Published May 9, 2004

BERLIN: The British playwright Michael Frayn's play Democracy, which resurrects the sorry saga of the disintegration of the former West German chancellor Willy Brandt, was a critical success in London , but how would Germans take to it when it premiered in Berlin on Thursday night?

If Frayn was concerned, it appears he need not have been.

The story follows the life of the hard drinking Brandt and his inner circle from the moment he was elected chancellor in 1969 to his eventually downfall, after it was discovered that his closest aide was an East German spy.

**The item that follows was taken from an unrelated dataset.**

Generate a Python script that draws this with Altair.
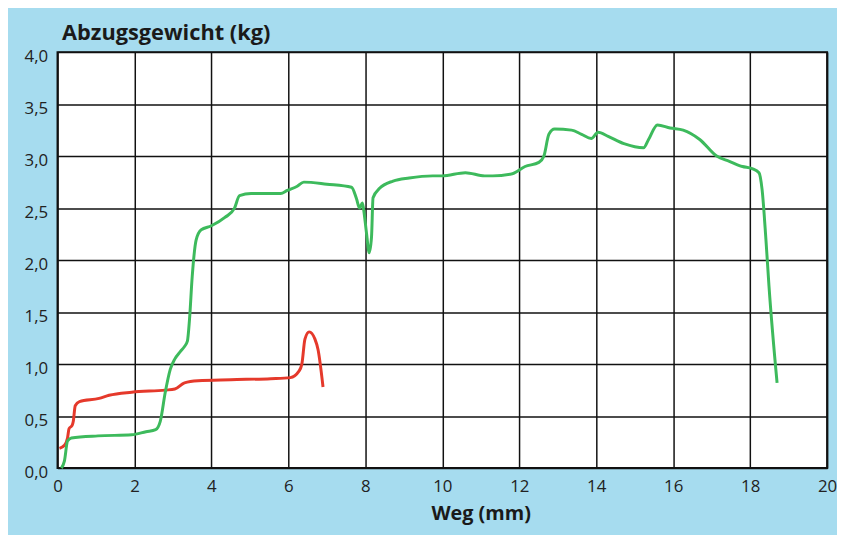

After a brief primer on the state of German politics, the action proper gets under way with Horst Ehmke, the brash minister without portfolio under Brandt, hiring the diminutive and slightly sleazy Gunter Guillaume, a Stasi (East German secret police) agent and former East German shop owner, as the chancellor's aide de camp. Guillaume starts his long career in love with the image of East Germany, betraying every secret that crosses his desk to the Stasi. But eventually he betrays himself, passing up an opportunity to escape to the east, because of his growing love for and loyalty to Brandt.

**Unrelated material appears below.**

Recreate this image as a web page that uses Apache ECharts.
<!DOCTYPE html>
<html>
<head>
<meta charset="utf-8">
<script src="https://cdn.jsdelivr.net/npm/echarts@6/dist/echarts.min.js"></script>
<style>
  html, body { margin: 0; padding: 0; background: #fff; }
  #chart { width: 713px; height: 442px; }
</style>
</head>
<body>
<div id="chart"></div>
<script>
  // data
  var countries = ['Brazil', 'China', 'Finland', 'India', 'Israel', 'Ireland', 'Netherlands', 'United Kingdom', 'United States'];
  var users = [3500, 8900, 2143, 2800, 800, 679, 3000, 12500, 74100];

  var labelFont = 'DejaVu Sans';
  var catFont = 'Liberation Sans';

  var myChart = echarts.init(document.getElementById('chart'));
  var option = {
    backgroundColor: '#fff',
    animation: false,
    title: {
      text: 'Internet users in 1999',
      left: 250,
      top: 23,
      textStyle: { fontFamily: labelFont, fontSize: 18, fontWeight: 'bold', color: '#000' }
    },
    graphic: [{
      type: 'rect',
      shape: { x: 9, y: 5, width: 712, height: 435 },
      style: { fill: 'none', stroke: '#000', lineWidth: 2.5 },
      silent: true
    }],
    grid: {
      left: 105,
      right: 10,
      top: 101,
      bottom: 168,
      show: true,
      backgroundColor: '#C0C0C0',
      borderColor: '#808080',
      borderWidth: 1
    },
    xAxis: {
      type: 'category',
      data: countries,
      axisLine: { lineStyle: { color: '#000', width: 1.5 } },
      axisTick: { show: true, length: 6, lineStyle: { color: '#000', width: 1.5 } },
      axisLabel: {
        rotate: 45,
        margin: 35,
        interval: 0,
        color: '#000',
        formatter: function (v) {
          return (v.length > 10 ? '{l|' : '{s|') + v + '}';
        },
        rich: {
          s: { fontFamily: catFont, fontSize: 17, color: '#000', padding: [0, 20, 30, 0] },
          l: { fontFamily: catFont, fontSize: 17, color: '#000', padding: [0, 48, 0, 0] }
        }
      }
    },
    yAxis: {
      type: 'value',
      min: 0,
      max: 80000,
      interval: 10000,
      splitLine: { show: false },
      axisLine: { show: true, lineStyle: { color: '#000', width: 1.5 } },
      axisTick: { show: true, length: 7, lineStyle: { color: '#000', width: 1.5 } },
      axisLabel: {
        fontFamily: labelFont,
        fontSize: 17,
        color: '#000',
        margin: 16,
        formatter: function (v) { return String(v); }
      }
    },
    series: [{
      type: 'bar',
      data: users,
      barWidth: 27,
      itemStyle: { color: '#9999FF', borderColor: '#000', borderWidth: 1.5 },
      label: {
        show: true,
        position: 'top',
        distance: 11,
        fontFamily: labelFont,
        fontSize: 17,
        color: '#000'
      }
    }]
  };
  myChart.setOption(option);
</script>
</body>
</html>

Now in his 80s, Ehmke was in the audience at the Renaissance theatre, still sporting the same short-cropped silver hair as his character on stage, but has grown a white goatee since he retired.

From his seat in the seventh row, the former minister obviously enjoyed the play, laughing with the rest of the audience at Brandt's sharp-tongued wit.

"It was not really like that," he said.-Dawn/The Guardian News Service.